The principles of asset-based approaches include:
- Emphasising those assets (any resource, skill or knowledge) which enhance the ability of individuals, families and neighbourhoods to sustain health and wellbeing;
- Instead of starting with the problems, starting with what is working and what people care about; and
- Ensuring programmes include the need to build networks, friendships, self esteem and feelings of personal and collective effectiveness which promote health and wellbeing.
We will consider how an assets-based approach can be taken in the final child poverty strategy, building on evidence of how best to harness the assets and promote resilience and capabilities within families and communities. This consultation seeks views on how this approach might be more effectively promoted through the new Scottish child poverty strategy.
3.2.3 A child-centred approach: Getting it Right for Every Child
Getting it Right for Every Child aims to improve outcomes for all children and young people through a shared approach to service provision (including adult services where parents are involved). It is about how practitioners across all services for children and adults put the needs, experience and wishes of children and young people at the heart of the process.
"Getting it Right for Every Child builds solutions with and around children and families, and enables children to get the help they need when they need it"
Getting it Right for Every Child:
- builds solutions with and around children and families;
- enables children to get the help they need when they need it;
- supports a positive shift in culture, systems and practice; and,
- involves working together to make things better.
The Getting it Right for Every Child approach creates a single system for planning and delivery across children's services. It helps to create a positive culture of collaborative working, streamlining systems, achieving valuable savings in time and resources and develops consistently high standards of practice.
Evaluation of pathfinder projects has shown that the Getting it Right for Every Child approach brings considerable benefits to the children and families who receive more joined up, holistic and timely support. It also brings efficiency savings through identifying need for intervention at an earlier stage, and reducing bureaucracy 13.

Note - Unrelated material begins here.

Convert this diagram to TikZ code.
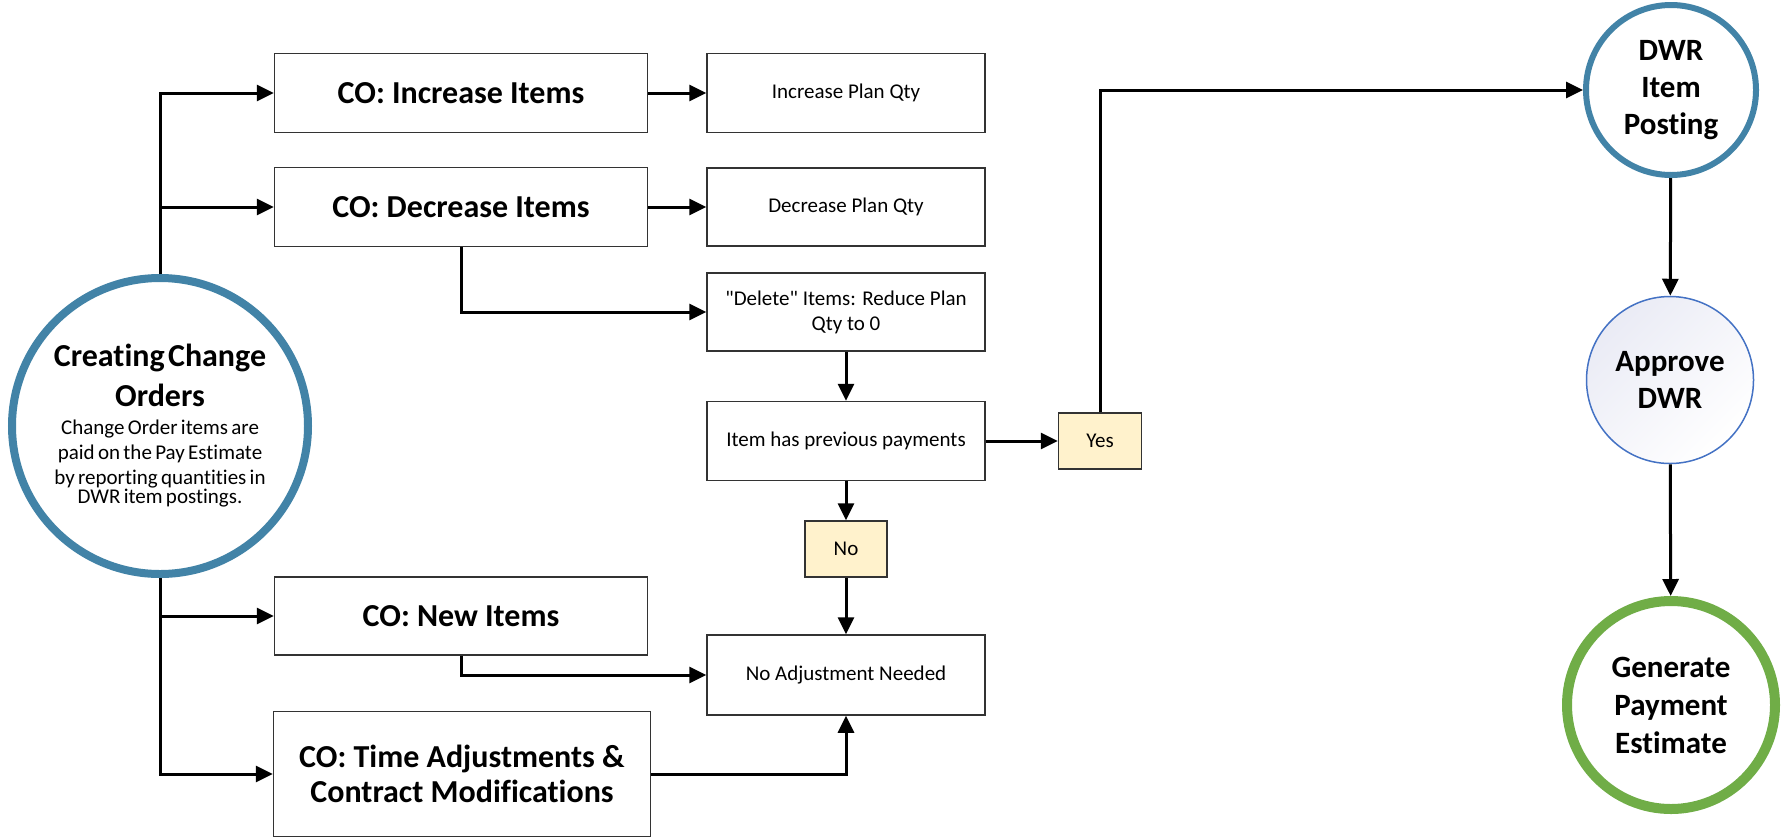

3.3 Equalities and children's rights
Getting it Right for Every Child has been developed to reflect the principles of The Children's Charter and is consistent with the UN Convention on the Rights of the Child ( UNCRC). It has at its heart an ethos that respects the voice of the child and their best interests. The new child poverty strategy will also support and promote the key principles of the UNCRC.

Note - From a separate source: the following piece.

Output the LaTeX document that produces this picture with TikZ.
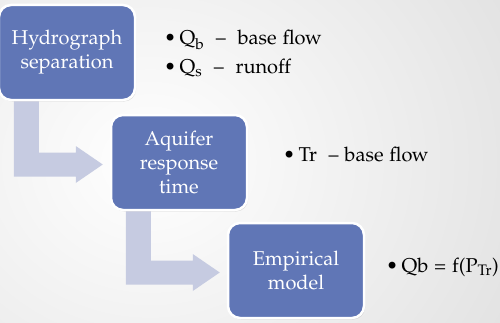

Child poverty is an issue that disproportionately impacts on certain groups within society (see Section 2 of this paper), and the development of a child poverty strategy provides us with an opportunity to address the significant inequalities experienced by children and families. Poverty itself is also associated with stigma and discrimination, which adds to the exclusion and stress experienced by disadvantaged families. We will consider these issues in the development of the strategy and a full Equalities Impact Assessment of the policy will be undertaken.